Neues Kabinett. In Paris hat der Reigen um die wichtigsten Regierungsämter begonnen. Aus der Nominierung des Premiers und der wichtigsten Minister lassen sich der Kurs und das Tempo ablesen.
Paris. Noch am Tag seines Amtsantritts, dem 15. Mai, wird der gewählte Präsident François Hollande den Premierminister ernennen und ihn mit der Bildung einer Regierung beauftragen. An Bewerbern mangelt es nicht. Da jedoch die Linke seit 2002 das Land nicht mehr regiert hat, sind die Kandidaten mit Ministererfahrung meist schon ältere Semester. Hollande aber hat eine Verjüngung und eine Feminisierung versprochen: Das Ministerkabinett soll zur Hälfte aus Frauen bestehen. Selbstverständlich weiß der neue Präsident seit Langem, wer sein Premierminister sein wird. Doch der Name bleibt bis zur Amtsübergabe ein Staatsgeheimnis. Hinsichtlich seiner Auswahlkriterien hat er bereits verraten, es müsse ein Sozialist sein und jemand, der ihn selber und die Parlamentarier, mit denen er zusammenarbeiten müsse, sehr gut kennt. Die Talentsuche kann nun zu einem amüsanten Gesellschaftsspiel werden.
Zwei Namen von Favoriten für den Posten des Regierungschefs zirkulieren aber: Martine Aubry ist als sozialistische Parteichefin fast natürliche Anwärterin. Die Tochter des früheren EU-Kommissionspräsidenten Jacques Delors ist auch Bürgermeisterin der nördlichen Großstadt Lille. Sie ist den Franzosen durch die Einführung der 35-Stunden-Woche bekannt; und aus demselben Grund längst nicht allen im positiven Sinne. Dafür bringt sie eine lange Erfahrung als mehrfache Ministerin unter Lionel Jospin – Hollandes politischem Mentor – mit.
Weit weniger bekannt ist der zweite Anwärter, Jean-Marc Ayrault, der Bürgermeister von Nantes im Westen Frankreichs.

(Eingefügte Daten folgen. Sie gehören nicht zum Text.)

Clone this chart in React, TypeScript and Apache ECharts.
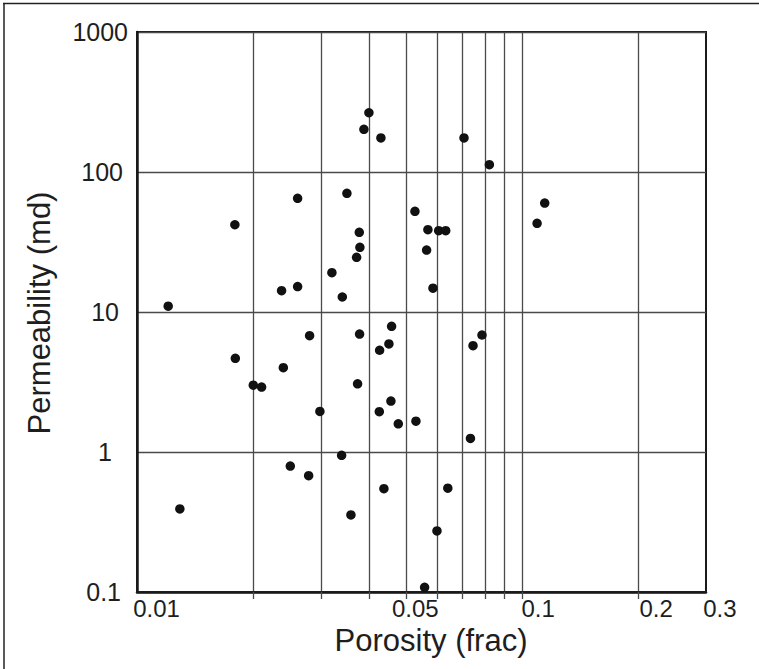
import React, { useEffect, useRef } from 'react';
import * as echarts from 'echarts';

// Porosity (frac) values of the samples
const porosity = [
  0.01205, 0.01292, 0.01795, 0.0180, 0.02004, 0.02106, 0.02373, 0.02398, 0.0250, 0.02612,
  0.02612, 0.02790, 0.02806, 0.02984, 0.03206, 0.03398, 0.03412, 0.03507, 0.03592, 0.03716,
  0.03738, 0.03776, 0.0379, 0.03783, 0.03882, 0.0400, 0.04256, 0.04264, 0.04297, 0.04375,
  0.04508, 0.04562, 0.04581, 0.04768, 0.05267, 0.05298, 0.0558, 0.05647, 0.05691, 0.05866,
  0.06008, 0.0607, 0.0633, 0.0641, 0.07062, 0.07339, 0.07453, 0.07863, 0.08218, 0.1093,
  0.1144,
];
// Permeability (md) values of the samples
const permeability = [
  11.0, 0.392, 42.0, 4.67, 3.0, 2.91, 14.2, 4.0, 0.794, 64.9,
  15.2, 0.677, 6.77, 1.95, 19.1, 0.947, 12.8, 70.4, 0.355, 24.6,
  3.07, 37.1, 29.0, 6.96, 201.8, 265, 1.94, 5.33, 175, 0.547,
  5.91, 2.31, 7.9, 1.59, 52.4, 1.66, 0.108, 27.7, 38.7, 14.8,
  0.273, 38.1, 38.1, 0.551, 175, 1.25, 5.75, 6.85, 112.8, 43.0,
  60.0,
];

const xGridValues = [0.02, 0.03, 0.04, 0.05, 0.06, 0.07, 0.08, 0.09, 0.1, 0.2];
const xLabelValues = [0.01, 0.05, 0.1, 0.2, 0.2999];
const xLabelTexts = ['0.01', '0.05', '0.1', '0.2', '0.3'];
const yLabelTexts = ['0.1', '1', '10', '100', '1000'];

const xTitle = 'Porosity (frac)';
const yTitle = 'Permeability (md)';

const FONT = '"Liberation Sans", Arial, Helvetica, sans-serif';
const TEXT = '#1e1e1e';
const GRID = '#4a4a4a';

const xPad = [39, 18, 32, 36, 28];
const yPad = [7, 16, 9, 5, 0];

export default function App() {
  const ref = useRef<HTMLDivElement>(null);

  useEffect(() => {
    if (!ref.current) return;
    const chart = echarts.init(ref.current, undefined, { renderer: 'svg' });

    const xRich: Record<string, any> = {};
    xLabelTexts.forEach((_, i) => {
      xRich['x' + i] = { fontSize: 24, fontFamily: FONT, color: TEXT, padding: [0, 0, 0, xPad[i]] };
    });
    const yRich: Record<string, any> = {};
    yLabelTexts.forEach((_, i) => {
      yRich['y' + i] = { fontSize: 25, fontFamily: FONT, color: TEXT, padding: [0, yPad[i], 0, 0] };
    });

    const option: any = {
      animation: false,
      backgroundColor: '#ffffff',
      grid: {
        left: 137,
        right: 53,
        top: 32,
        bottom: 77,
        show: true,
        borderColor: '#1a1a1a',
        borderWidth: 2,
        backgroundColor: 'transparent',
        containLabel: false,
        outerBoundsMode: 'none',
      },
      xAxis: {
        type: 'log',
        logBase: 10,
        min: 0.01,
        max: 0.3,
        axisLine: { show: true, onZero: false, lineStyle: { color: '#1a1a1a', width: 2.5 } },
        axisTick: {
          show: true,
          customValues: xGridValues,
          length: 7,
          lineStyle: { color: GRID, width: 1.3 },
        },
        splitLine: { show: true, lineStyle: { color: GRID, width: 1.3 } },
        minorTick: { show: false },
        minorSplitLine: { show: false },
        axisLabel: {
          show: true,
          customValues: xLabelValues,
          margin: 4,
          align: 'center',
          fontSize: 24,
          fontFamily: FONT,
          color: TEXT,
          showMinLabel: true,
          showMaxLabel: true,
          hideOverlap: false,
          rich: xRich,
          formatter: (v: number) => {
            let best = 0;
            let bd = Infinity;
            xLabelValues.forEach((lv, i) => {
              const d = Math.abs(Math.log10(v) - Math.log10(lv));
              if (d < bd) { bd = d; best = i; }
            });
            return '{x' + best + '|' + xLabelTexts[best] + '}';
          },
        },
      },
      yAxis: {
        type: 'log',
        logBase: 10,
        min: 0.1,
        max: 1000,
        axisLine: { show: true, onZero: false, lineStyle: { color: '#1a1a1a', width: 2.5 } },
        axisTick: { show: false },
        splitLine: { show: true, lineStyle: { color: GRID, width: 1.3 } },
        axisLabel: {
          show: true,
          margin: 9,
          fontSize: 25,
          fontFamily: FONT,
          color: TEXT,
          showMinLabel: true,
          showMaxLabel: true,
          rich: yRich,
          formatter: (v: number) => {
            let i = Math.round(Math.log10(v)) + 1;
            i = Math.max(0, Math.min(yLabelTexts.length - 1, i));
            return '{y' + i + '|' + yLabelTexts[i] + '}';
          },
        },
      },
      series: [
        {
          type: 'scatter',
          data: porosity.map((p, i) => [p, permeability[i]]),
          symbol: 'circle',
          symbolSize: 9.5,
          itemStyle: { color: '#111111', opacity: 1 },
          emphasis: { disabled: true },
          z: 5,
        },
      ],
      graphic: [
        {
          type: 'line',
          shape: { x1: 3, y1: 3.5, x2: 759, y2: 3.5 },
          style: { stroke: '#222', lineWidth: 1.5 },
          silent: true,
        },
        {
          type: 'line',
          shape: { x1: 4, y1: 3, x2: 4, y2: 669 },
          style: { stroke: '#222', lineWidth: 1.5 },
          silent: true,
        },
        {
          type: 'text',
          x: 431,
          y: 640,
          silent: true,
          style: {
            text: xTitle,
            fontSize: 31,
            fontFamily: FONT,
            fill: TEXT,
            align: 'center',
            verticalAlign: 'middle',
            textAlign: 'center',
            textVerticalAlign: 'middle',
          },
        },
        {
          type: 'text',
          x: 39,
          y: 313,
          rotation: Math.PI / 2,
          silent: true,
          style: {
            text: yTitle,
            fontSize: 31,
            fontFamily: FONT,
            fill: TEXT,
            align: 'center',
            verticalAlign: 'middle',
            textAlign: 'center',
            textVerticalAlign: 'middle',
          },
        },
      ],
    };

    chart.setOption(option);
    return () => {
      chart.dispose();
    };
  }, []);

  return (
    <div
      ref={ref}
      style={{ position: 'fixed', left: 0, top: 0, width: 759, height: 669, background: '#fff' }}
    />
  );
}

Als bisheriger Fraktionsvorsitzender der Sozialisten in der Nationalversammlung kennt er den Parlamentsbetrieb und die Abgeordneten aller Parteien bestens. Wie Hollande, mit dem er befreundet ist, hat er das Image eines Provinzpolitikers, das zurzeit im Lande sehr beliebt zu sein scheint.
Kampagnen-Manager werden Minister
Bei den wichtigen Ministerposten ist davon auszugehen, dass Hollandes politische Leibgarde während der Kampagne nicht leer ausgehen wird. So dürfte Kommunikationschef Manuel Valls neuer Innenminister werden. Viele sähen ihn sogar an der Spitze, doch mit 49 Jahren ist er wahrscheinlich zu jung. Zwei Kampagnen-Direktoren sind als mögliche Außenminister im Gespräch: der frühere Europaminister Pierre Moscovici sowie ein ehemaliger Premierminister unter François Mitterrand, Laurent Fabius. So gut wie sicher ist, dass Hollandes langjähriger Freund und Mitstreiter Michel Sapin das Wirtschafts- und Finanzministerium erben wird. Hollandes Exrivale aus den Vorwahlen, Arnaud Montebourg, würde nur zu gern Justizminister werden. Im Wahlkampfteam waren aber auch mehrere weibliche Talente aus den Reihen der Sozialisten aufgefallen: Aurélie Filipetti, Marisol Touraine, Delphine Batho und Nadjat Vallaud-Belkacem können alle auf Regierungsämter hoffen.
Natürlich darf bei der Postenverteilung auch Hollandes Expartnerin, die ehemalige Präsidentschaftskandidatin Ségolène Royal, nicht leer ausgehen. Sie hat es auf den Vorsitz der Nationalversammlung abgesehen. Dazu aber müsste die Linke erst die Wahlen der Abgeordnetenkammer am 10. und 17. Juni gewinnen.
Bleibt noch die Frage, wer eventuell von den Grünen Einzug in die Regierung hält: Eva Joly, Parteichefin Cécile Duflot oder der Apparatschik Jean-Vincent Placé? Jean-Luc Mélenchon von der Linksfront hat bereits eine Beteiligung abgelehnt.